Malice in fact is not presumed but may be proved either by direct evidence of declarations or by inferences drawn from acts and conduct. Davis v. Hearst, 160 Cal. 143, 116 P. 530. In the Davis case, at pages 169, 170, of 160 Cal., 116 P. at page 542, the court said: “There is nothing in our system to prevent the award of compensatory damages against all joint tort–feasors who are found culpable, and to add a specific sum or sums, by way of punitive damages, against such of the tort–feasors as the jury shall find to have been actuated by malice in fact. Not only is this permissible, but it tends to simplicity and avoids the multiplicity of actions which otherwise would become necessary.” Thomson v. Catalina, 205 Cal. 402, 271 P. 198, 62 A.L.R. 236; Evans v. Gibson, 220 Cal. 476, 31 P.2d 389. The Davis case is a much later case and presents a sounder rule than Nightingale v. Scannell, 18 Cal. 315, cited by appellant, which contains some language indicating that damages must be estimated according to the guilt of the least culpable.

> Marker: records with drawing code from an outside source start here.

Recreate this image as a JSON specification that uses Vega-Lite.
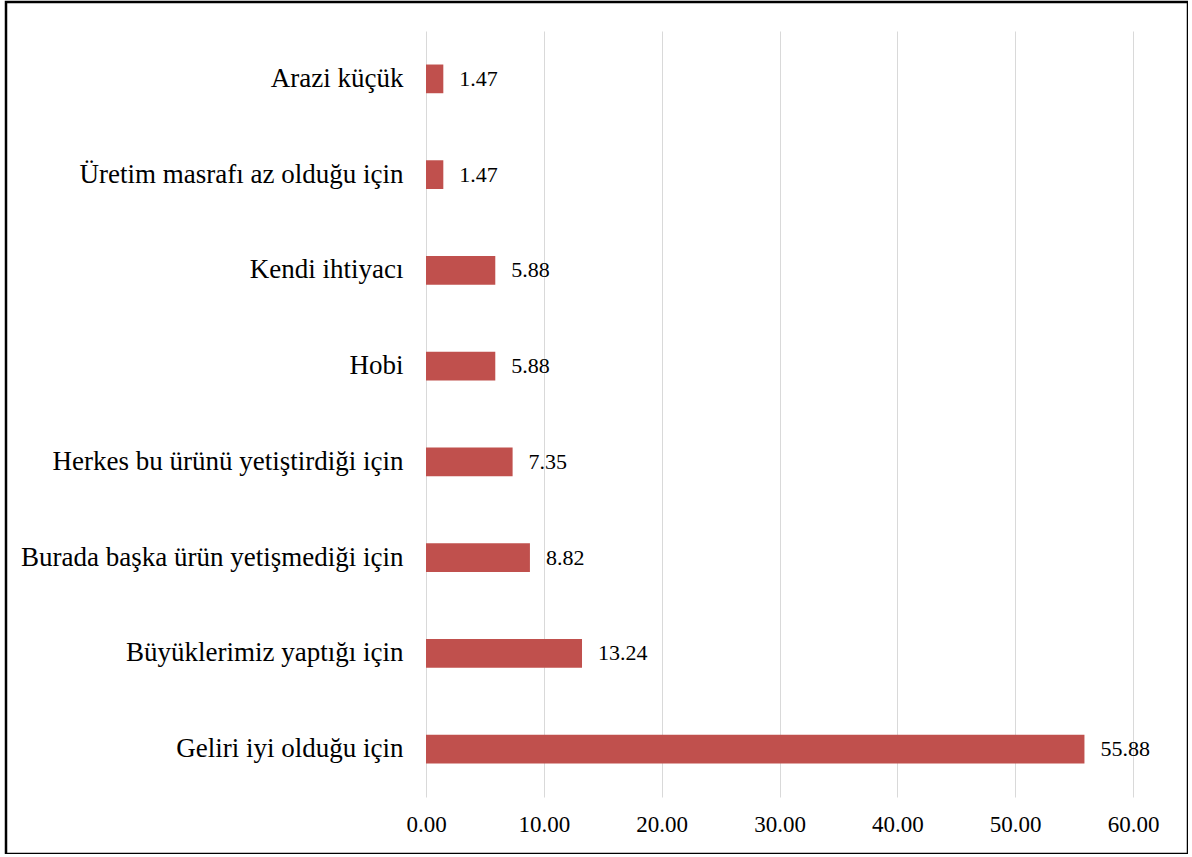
{
  "$schema": "https://vega.github.io/schema/vega-lite/v6.json",
  "autosize": {"type": "none"},
  "padding": {"left": 6, "top": 2, "right": 0, "bottom": 0},
  "width": 1182,
  "height": 852,
  "background": "white",
  "config": {"view": {"stroke": "#000000", "strokeWidth": 2.5}},
  "data": {
    "values": [
      {"reason": "Arazi küçük", "value": 1.47},
      {"reason": "Üretim masrafı az olduğu için", "value": 1.47},
      {"reason": "Kendi ihtiyacı", "value": 5.88},
      {"reason": "Hobi", "value": 5.88},
      {"reason": "Herkes bu ürünü yetiştirdiği için", "value": 7.35},
      {"reason": "Burada başka ürün yetişmediği için", "value": 8.82},
      {"reason": "Büyüklerimiz yaptığı için", "value": 13.24},
      {"reason": "Geliri iyi olduğu için", "value": 55.88}
    ]
  },
  "encoding": {
    "y": {
      "field": "reason",
      "type": "nominal",
      "sort": null,
      "scale": {"range": [29, 795], "paddingInner": 0.7, "paddingOuter": 0.35},
      "axis": {
        "orient": "left",
        "offset": -420,
        "domain": false,
        "ticks": false,
        "grid": false,
        "labelFont": "Liberation Serif",
        "labelFontSize": 27,
        "labelColor": "#000000",
        "labelPadding": 23,
        "labelLimit": 0,
        "title": null
      }
    }
  },
  "resolve": {"axis": {"x": "independent"}},
  "layer": [
    {
      "mark": {"type": "bar", "color": "#C0504D"},
      "encoding": {
        "x": {
          "field": "value",
          "type": "quantitative",
          "scale": {"domain": [0, 60], "range": [420, 1127], "nice": false},
          "axis": {
            "orient": "top",
            "values": [0, 10, 20, 30, 40, 50, 60],
            "domain": false,
            "ticks": false,
            "labels": false,
            "grid": true,
            "gridColor": "#D9D9D9",
            "gridWidth": 1,
            "title": null
          }
        }
      }
    },
    {
      "mark": {"type": "text", "align": "left", "baseline": "middle", "dx": 16, "font": "Liberation Serif", "fontSize": 22, "color": "#000000"},
      "encoding": {
        "x": {
          "field": "value",
          "type": "quantitative",
          "scale": {"domain": [0, 60], "range": [420, 1127], "nice": false},
          "axis": {
            "orient": "bottom",
            "offset": -57,
            "values": [0, 10, 20, 30, 40, 50, 60],
            "format": ".2f",
            "domain": false,
            "ticks": false,
            "grid": false,
            "labelFont": "Liberation Serif",
            "labelFontSize": 23,
            "labelColor": "#000000",
            "labelPadding": 16,
            "labelFlush": false,
            "title": null
          }
        },
        "text": {"field": "value", "type": "quantitative", "format": ".2f"}
      }
    }
  ]
}
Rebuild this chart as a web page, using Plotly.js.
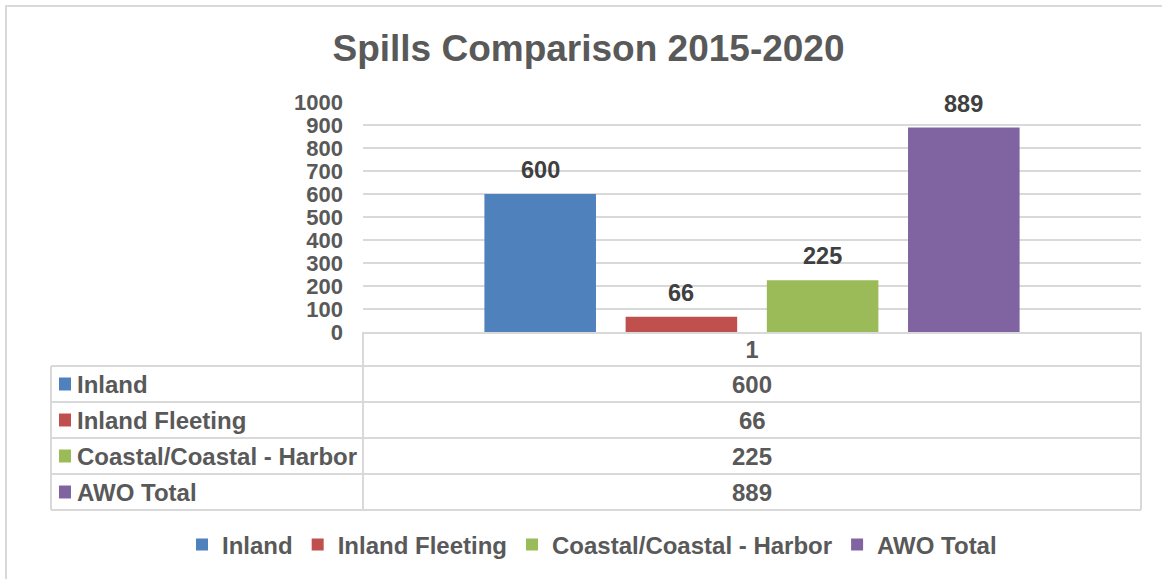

Appellant argues that the above–quoted instruction was prejudicial, upon the theory that the mere doing of the act by O. S. Chinn proved malice as a matter of law. If such an interpretation could be placed upon the wording of the instruction it was cured by the latter portion thereof reading: “If you find that either defendant or both defendants committed an assault and battery upon the plaintiff and that in so doing such defendant or defendants acted with malice, you may in your discretion, although you need not do so, assess against such defendant or defendants in addition to plaintiff's actual damages, an amount of punitive damages for the sake of example and by way of punishing such defendant or defendants .” Hardy v. Schirmer, 163 Cal. 272, 124 P. 993.
It is further contended that the dismissal entered as to the two fictitious defendants operated as a dismissal of the appellants. The record does not disclose that the fictitious parties were served; hence no persons, so far as the judgment rendered is concerned, participated in the tort other than the parties who were served, and who consequently were the only ones as to whom an issue of fact or law was raised. It does not appear that the injured party received satisfaction from the fictitious defendants either by payment or agreement to pay. For this reason Bogardus v. O'Dea, 105 Cal.App. 189, 287 P. 149, is not in point. Chetwood v. California Nat. Bank, 113 Cal. 414, 45 P. 704; Lewis v. Johnson, 12 Cal.2d 558, 86 P.2d 99; Burke v. W. R. Chamberlin & Co., 51 Cal.App.2d 419, 125 P.2d 120.
The return of O. S. Chinn to the scene of combat, and his actions as heretofore related, are sufficient to justify a jury in reaching the conclusion that he was guilty of malice as a matter of fact. On appeal the rule is that all intendments are in favor of the verdict and judgment.
The evidence shows that O. S. Chinn was the owner of several parcels of real property, on one of which was conducted a grocery store and market; on another of which was a building subdivided into cabins or apartments. Evidence was also admitted relative to the ownership of property by Jack Chinn. There is substantial evidence of malice on the part of O. S. Chinn. The claim that the jury was unconsciously influenced to increase the amount of damages against O. S. Chinn is highly conjectural. The objection is also urged that the trial court did not specifically instruct the jury that evidence of ownership of property should be considered only in assessing exemplary damages. Our attention has not been called to any such requested instruction.
The judgment is affirmed.
PETERS, P. J., and GOODELL, J., pro tem., concurred.